The new appointments follow November’s move by Tesla to appoint Australian telecoms executive Robyn Denholm as its new chairman.
In August, Mr Musk posted a tweet saying that he had secured funding to take the electric car maker off the stock market and make it a private company.
He claimed that the funding proposal would value Tesla at $420 per share. Shares in the company briefly rose after his announcement, but later fell again.
The SEC said the claim was “false and misleading”, and decided to sue him for alleged securities fraud.
Although he agreed to step down as chairman and pay a $20m (£15m) settlement fine, Mr Musk said recently that he does not respect the SEC.
The SEC settlement follows a turbulent year for Tesla and Mr Musk.
In February, Tesla reported a record quarterly loss, partly caused by the carmaker’s revamp of its manufacturing process to boost output of the Model 3.
The revamp was needed after a surge of orders in 2017 saw it struggling to meet manufacturing targets and deliver cars to customers.
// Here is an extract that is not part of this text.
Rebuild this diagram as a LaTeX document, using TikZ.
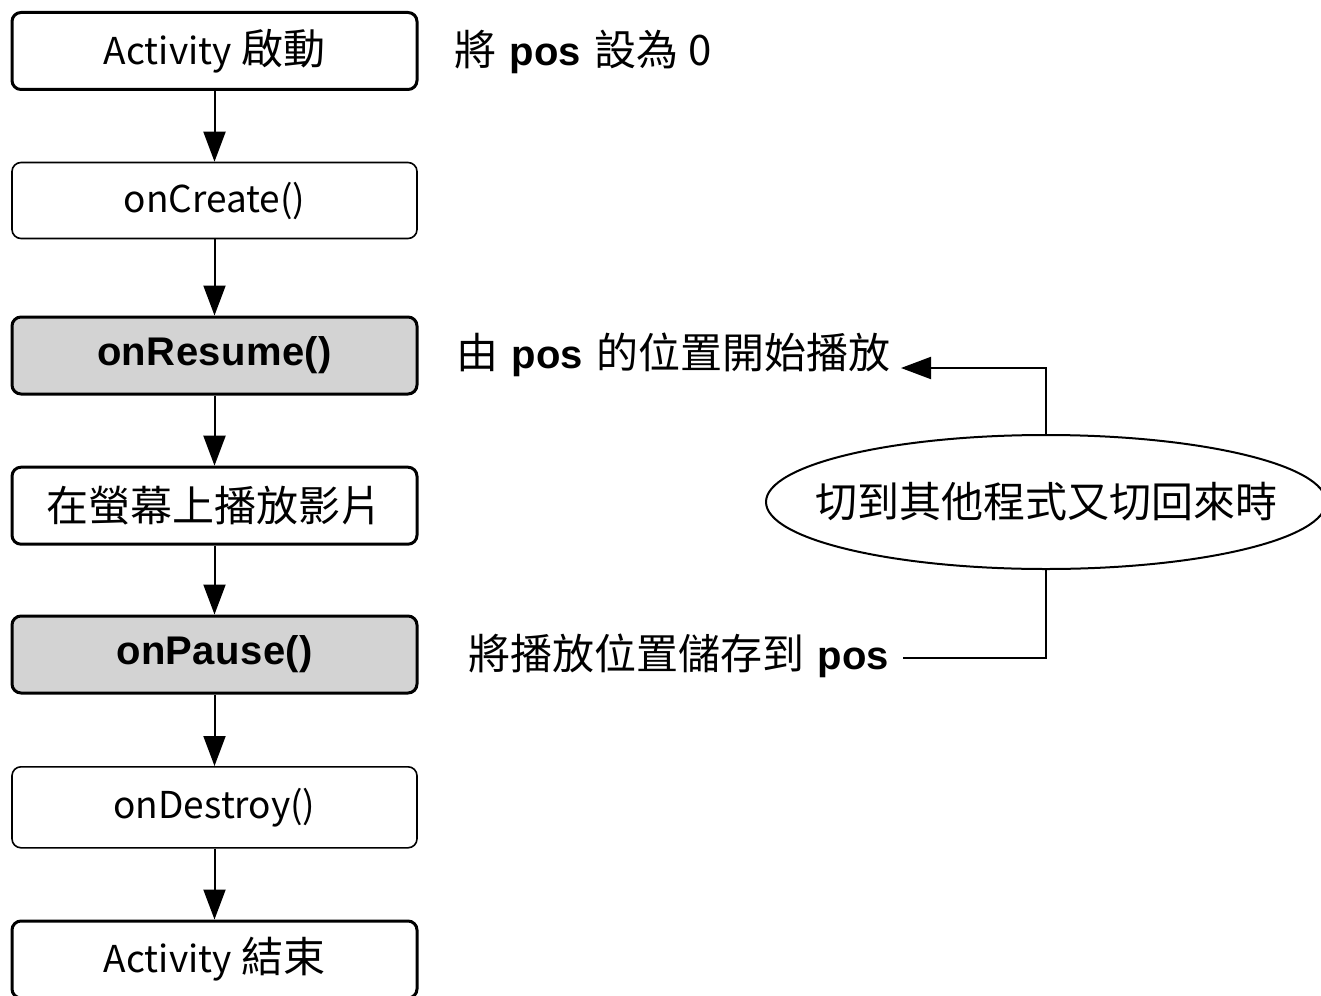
\documentclass[tikz,border=0pt]{standalone}
\usepackage{fontspec}
\setmainfont{Noto Sans CJK TC}
\newfontfamily\bfont{Liberation Sans}[LetterSpace=1]
\usetikzlibrary{shapes.geometric,arrows.meta}
\definecolor{boxgray}{HTML}{D3D3D3}
\newcommand{\bpos}{{\bfont\bfseries\fontsize{40}{48}\selectfont pos}}
\newcommand{\gap}{\hspace{13pt}}
\newcommand{\lat}[1]{{\fontsize{37}{44}\selectfont #1}}
\begin{document}
\begin{tikzpicture}[x=1pt,y=-1pt,
  box/.style={draw, rounded corners=9pt, minimum width=405pt, minimum height=77pt, inner sep=0pt, font=\fontsize{42}{50}\selectfont, line width=3pt},
  thinbox/.style={box, line width=1.6pt},
  graybox/.style={box, fill=boxgray, font=\bfont\bfseries\fontsize{40}{48}\selectfont},
  conn/.style={line width=2pt, -{Triangle[length=30pt,width=22pt]}},
  plain/.style={line width=2pt},
  side/.style={anchor=west, inner sep=0pt, font=\fontsize{42}{50}\selectfont},
  ]
\useasboundingbox (0,0) rectangle (1321,995);
\node[box] (a) at (214.5,51) {\lat{Activity} 啟動};
\node[thinbox, minimum height=76pt] (b) at (214.5,200.5) {\lat{onCreate()}};
\node[graybox] (c) at (214.5,355.5) {onResume()};
\node[box] (d) at (214.5,505.7) {在螢幕上播放影片};
\node[graybox] (e) at (214.5,654.5) {onPause()};
\node[thinbox, minimum height=81pt] (f) at (214.5,807.3) {\lat{onDestroy()}};
\node[box] (g) at (214.5,959.5) {\lat{Activity} 結束};
\draw[conn] (a) -- (b);
\draw[conn] (b) -- (c);
\draw[conn] (c) -- (d);
\draw[conn] (d) -- (e);
\draw[conn] (e) -- (f);
\draw[conn] (f) -- (g);
\node[side] (t1) at (454,52) {將\gap\bpos\gap 設為\hspace{10pt}0};
\node[side] (t2) at (456,355) {由\gap\bpos\gap 的位置開始播放};
\node[side] (t3) at (468,656) {將播放位置儲存到\gap\bpos};
\node[ellipse, draw, line width=2pt, minimum width=560pt, minimum height=134pt, inner sep=0pt, font=\fontsize{42}{50}\selectfont] (el) at (1046,502) {\makebox[0pt]{切到其他程式又切回來時}};
\coordinate (tipA) at (901,368);
\coordinate (endB) at (903,658);
\draw[conn] (el.north) |- (tipA);
\draw[plain] (el.south) |- (endB);
\end{tikzpicture}
\end{document}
This prompted worries about Tesla’s finances and fanned concerns that customers would get impatient and cancel their bookings.
In June, Tesla cut 9% of its workforce as part of a restructuring intended to reduce costs and boost profitability.
In October the carmaker reported a quarterly profit for just the third time in its 15-year history.
In a striking and emotional interview to the New York Times in August, Mr Musk said he had not been on drugs when he posted the tweets about taking Tesla private.
He did however say that he was exhausted after working 120 hour weeks, and that the past year had been the “most difficult and painful” of his career.